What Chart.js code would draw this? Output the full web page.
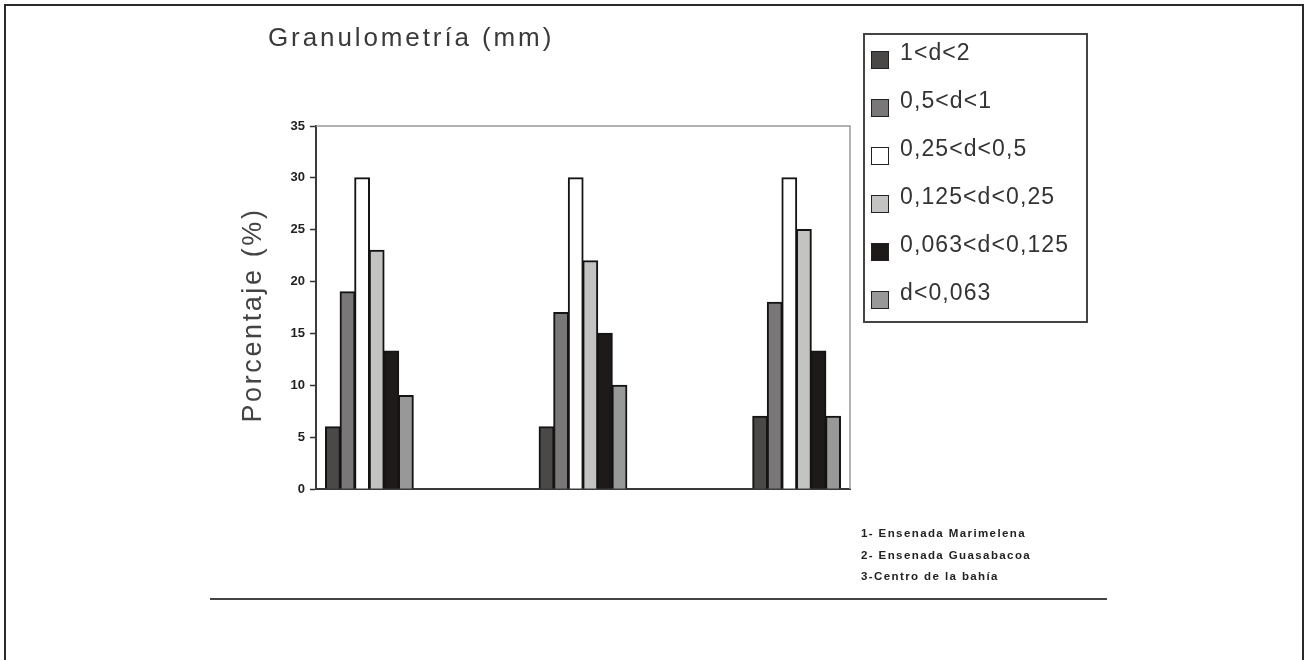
<!DOCTYPE html>
<html lang="es">
<head>
<meta charset="utf-8">
<title>Granulometría (mm)</title>
<script src="https://cdn.jsdelivr.net/npm/chart.js@4.4.1/dist/chart.umd.min.js"></script>
<style>
  html, body { margin: 0; padding: 0; background: #fff; }
  #wrap { position: relative; width: 1306px; height: 660px; overflow: hidden; font-family: "Liberation Sans", Arial, sans-serif; }
  #chart { position: absolute; left: 0; top: 0; }
  .frame { position: absolute; left: 4px; top: 4px; width: 1296px; height: 700px;
           border: 2px solid #2a2a2a; border-bottom: none; }
  .title { position: absolute; left: 268px; top: 22px; font-size: 26px; letter-spacing: 2.9px; color: #3a3a3a; white-space: nowrap; }
  .ytitle { position: absolute; left: 252px; top: 315px; font-size: 27px; letter-spacing: 2.6px; color: #444;
            white-space: nowrap; transform: translate(-50%, -50%) rotate(-90deg); }
  #legend { position: absolute; left: 863px; top: 33px; width: 221px; height: 286px; border: 2px solid #444; }
  #legend .row { position: absolute; left: 6px; height: 30px; white-space: nowrap; }
  #legend .sw { position: absolute; left: 0; top: 12px; width: 16px; height: 16px; border: 1.5px solid #222; }
  #legend .lb { position: absolute; left: 29px; top: 0; font-size: 23px; line-height: 26px; letter-spacing: 1.1px; color: #333; }
  .notes { position: absolute; left: 861px; top: 523px; font-family: "Liberation Sans Narrow", "Liberation Sans", Arial, sans-serif;
           font-weight: bold; font-size: 11.5px; line-height: 21.5px; letter-spacing: 1.4px; color: #222; white-space: nowrap; }
  .rule { position: absolute; left: 210px; top: 598px; width: 897px; height: 2px; background: #444; }
</style>
</head>
<body>
<div id="wrap">
  <canvas id="chart" width="1306" height="660"></canvas>
  <div class="frame"></div>
  <div class="title">Granulometría (mm)</div>
  <div class="ytitle">Porcentaje (%)</div>
  <div id="legend"></div>
  <div class="notes" id="notes"></div>
  <div class="rule"></div>
</div>
<script>
// sampling sites (x positions) and their names
const sites = [1, 2, 3];
const siteNames = ['Ensenada Marimelena', 'Ensenada Guasabacoa', 'Centro de la bahía'];

// grain size classes
const classes = ['1<d<2', '0,5<d<1', '0,25<d<0,5', '0,125<d<0,25', '0,063<d<0,125', 'd<0,063'];
const classColors = ['#4b4848', '#7a7778', '#ffffff', '#c3c3c1', '#1e1a1a', '#999898'];

// percentage per class, one value per site
const d1to2 = [6, 6, 7];
const d05to1 = [19, 17, 18];
const d025to05 = [30, 30, 30];
const d0125to025 = [23, 22, 25];
const d0063to0125 = [13.3, 15, 13.3];
const dUnder0063 = [9, 10, 7];

const yTicks = [0, 5, 10, 15, 20, 25, 30, 35];

const values = [d1to2, d05to1, d025to05, d0125to025, d0063to0125, dUnder0063];

const datasets = classes.map((name, i) => ({
  label: name,
  data: values[i],
  backgroundColor: classColors[i],
  borderColor: '#141414',
  borderWidth: 2,
  borderSkipped: 'bottom',
  inflateAmount: 0.6,
  categoryPercentage: 0.41,
  barPercentage: 1
}));

// light frame on the top and right of the plot area
const plotFrame = {
  id: 'plotFrame',
  beforeDatasetsDraw(chart) {
    const { ctx, chartArea: a } = chart;
    ctx.save();
    ctx.strokeStyle = '#9a9a9a';
    ctx.lineWidth = 1.5;
    ctx.beginPath();
    ctx.moveTo(a.left, a.top);
    ctx.lineTo(a.right, a.top);
    ctx.lineTo(a.right, a.bottom);
    ctx.stroke();
    ctx.restore();
  }
};

// legend box built from the datasets
const htmlLegend = {
  id: 'htmlLegend',
  afterUpdate(chart) {
    const box = document.getElementById('legend');
    box.innerHTML = '';
    chart.data.datasets.forEach((ds, i) => {
      const row = document.createElement('div');
      row.className = 'row';
      row.style.top = (4 + i * 48) + 'px';
      const sw = document.createElement('span');
      sw.className = 'sw';
      sw.style.background = ds.backgroundColor;
      const lb = document.createElement('span');
      lb.className = 'lb';
      lb.textContent = ds.label;
      row.appendChild(sw);
      row.appendChild(lb);
      box.appendChild(row);
    });
  }
};

document.getElementById('notes').innerHTML = sites
  .map((s, i) => s + (i < 2 ? '- ' : '-') + siteNames[i])
  .join('<br>');

new Chart(document.getElementById('chart'), {
  type: 'bar',
  data: { labels: sites, datasets: datasets },
  options: {
    responsive: false,
    animation: false,
    layout: { padding: { left: 270, top: 126, right: 456, bottom: 171 } },
    plugins: {
      legend: { display: false },
      tooltip: { enabled: false }
    },
    scales: {
      x: {
        type: 'linear',
        min: 0.75,
        max: 3.25,
        offset: false,
        afterBuildTicks: (scale) => { scale.ticks = sites.map(v => ({ value: v })); },
        ticks: { display: false },
        grid: { display: false, drawTicks: false },
        border: { color: '#3a3a3a', width: 2 },
        afterFit: (scale) => { scale.height = 0; }
      },
      y: {
        min: 0,
        max: 35,
        afterBuildTicks: (scale) => { scale.ticks = yTicks.map(v => ({ value: v })); },
        ticks: {
          padding: 5,
          color: '#222',
          font: { family: '"Liberation Sans Narrow", "Liberation Sans", Arial', size: 13, weight: 'bold' }
        },
        grid: { drawOnChartArea: false, tickLength: 6, color: '#333', tickWidth: 1.5 },
        border: { color: '#3a3a3a', width: 2 },
        afterFit: (scale) => { scale.width = 46; }
      }
    }
  },
  plugins: [plotFrame, htmlLegend]
});
</script>
</body>
</html>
__________
▶ [Exercise] Repeat the data exactly, dropping every picture it holds.

▶ [Finished task]
What Chart.js code would draw this? Output the full web page.
<!DOCTYPE html>
<html lang="es">
<head>
<meta charset="utf-8">
<title>Granulometría (mm)</title>
<script src="https://cdn.jsdelivr.net/npm/chart.js@4.4.1/dist/chart.umd.min.js"></script>
<style>
  html, body { margin: 0; padding: 0; background: #fff; }
  #wrap { position: relative; width: 1306px; height: 660px; overflow: hidden; font-family: "Liberation Sans", Arial, sans-serif; }
  #chart { position: absolute; left: 0; top: 0; }
  .frame { position: absolute; left: 4px; top: 4px; width: 1296px; height: 700px;
           border: 2px solid #2a2a2a; border-bottom: none; }
  .title { position: absolute; left: 268px; top: 22px; font-size: 26px; letter-spacing: 2.9px; color: #3a3a3a; white-space: nowrap; }
  .ytitle { position: absolute; left: 252px; top: 315px; font-size: 27px; letter-spacing: 2.6px; color: #444;
            white-space: nowrap; transform: translate(-50%, -50%) rotate(-90deg); }
  #legend { position: absolute; left: 863px; top: 33px; width: 221px; height: 286px; border: 2px solid #444; }
  #legend .row { position: absolute; left: 6px; height: 30px; white-space: nowrap; }
  #legend .sw { position: absolute; left: 0; top: 12px; width: 16px; height: 16px; border: 1.5px solid #222; }
  #legend .lb { position: absolute; left: 29px; top: 0; font-size: 23px; line-height: 26px; letter-spacing: 1.1px; color: #333; }
  .notes { position: absolute; left: 861px; top: 523px; font-family: "Liberation Sans Narrow", "Liberation Sans", Arial, sans-serif;
           font-weight: bold; font-size: 11.5px; line-height: 21.5px; letter-spacing: 1.4px; color: #222; white-space: nowrap; }
  .rule { position: absolute; left: 210px; top: 598px; width: 897px; height: 2px; background: #444; }
</style>
</head>
<body>
<div id="wrap">
  <canvas id="chart" width="1306" height="660"></canvas>
  <div class="frame"></div>
  <div class="title">Granulometría (mm)</div>
  <div class="ytitle">Porcentaje (%)</div>
  <div id="legend"></div>
  <div class="notes" id="notes"></div>
  <div class="rule"></div>
</div>
<script>
// sampling sites (x positions) and their names
const sites = [1, 2, 3];
const siteNames = ['Ensenada Marimelena', 'Ensenada Guasabacoa', 'Centro de la bahía'];

// grain size classes
const classes = ['1<d<2', '0,5<d<1', '0,25<d<0,5', '0,125<d<0,25', '0,063<d<0,125', 'd<0,063'];
const classColors = ['#4b4848', '#7a7778', '#ffffff', '#c3c3c1', '#1e1a1a', '#999898'];

// percentage per class, one value per site
const d1to2 = [6, 6, 7];
const d05to1 = [19, 17, 18];
const d025to05 = [30, 30, 30];
const d0125to025 = [23, 22, 25];
const d0063to0125 = [13.3, 15, 13.3];
const dUnder0063 = [9, 10, 7];

const yTicks = [0, 5, 10, 15, 20, 25, 30, 35];

const values = [d1to2, d05to1, d025to05, d0125to025, d0063to0125, dUnder0063];

const datasets = classes.map((name, i) => ({
  label: name,
  data: values[i],
  backgroundColor: classColors[i],
  borderColor: '#141414',
  borderWidth: 2,
  borderSkipped: 'bottom',
  inflateAmount: 0.6,
  categoryPercentage: 0.41,
  barPercentage: 1
}));

// light frame on the top and right of the plot area
const plotFrame = {
  id: 'plotFrame',
  beforeDatasetsDraw(chart) {
    const { ctx, chartArea: a } = chart;
    ctx.save();
    ctx.strokeStyle = '#9a9a9a';
    ctx.lineWidth = 1.5;
    ctx.beginPath();
    ctx.moveTo(a.left, a.top);
    ctx.lineTo(a.right, a.top);
    ctx.lineTo(a.right, a.bottom);
    ctx.stroke();
    ctx.restore();
  }
};

// legend box built from the datasets
const htmlLegend = {
  id: 'htmlLegend',
  afterUpdate(chart) {
    const box = document.getElementById('legend');
    box.innerHTML = '';
    chart.data.datasets.forEach((ds, i) => {
      const row = document.createElement('div');
      row.className = 'row';
      row.style.top = (4 + i * 48) + 'px';
      const sw = document.createElement('span');
      sw.className = 'sw';
      sw.style.background = ds.backgroundColor;
      const lb = document.createElement('span');
      lb.className = 'lb';
      lb.textContent = ds.label;
      row.appendChild(sw);
      row.appendChild(lb);
      box.appendChild(row);
    });
  }
};

document.getElementById('notes').innerHTML = sites
  .map((s, i) => s + (i < 2 ? '- ' : '-') + siteNames[i])
  .join('<br>');

new Chart(document.getElementById('chart'), {
  type: 'bar',
  data: { labels: sites, datasets: datasets },
  options: {
    responsive: false,
    animation: false,
    layout: { padding: { left: 270, top: 126, right: 456, bottom: 171 } },
    plugins: {
      legend: { display: false },
      tooltip: { enabled: false }
    },
    scales: {
      x: {
        type: 'linear',
        min: 0.75,
        max: 3.25,
        offset: false,
        afterBuildTicks: (scale) => { scale.ticks = sites.map(v => ({ value: v })); },
        ticks: { display: false },
        grid: { display: false, drawTicks: false },
        border: { color: '#3a3a3a', width: 2 },
        afterFit: (scale) => { scale.height = 0; }
      },
      y: {
        min: 0,
        max: 35,
        afterBuildTicks: (scale) => { scale.ticks = yTicks.map(v => ({ value: v })); },
        ticks: {
          padding: 5,
          color: '#222',
          font: { family: '"Liberation Sans Narrow", "Liberation Sans", Arial', size: 13, weight: 'bold' }
        },
        grid: { drawOnChartArea: false, tickLength: 6, color: '#333', tickWidth: 1.5 },
        border: { color: '#3a3a3a', width: 2 },
        afterFit: (scale) => { scale.width = 46; }
      }
    }
  },
  plugins: [plotFrame, htmlLegend]
});
</script>
</body>
</html>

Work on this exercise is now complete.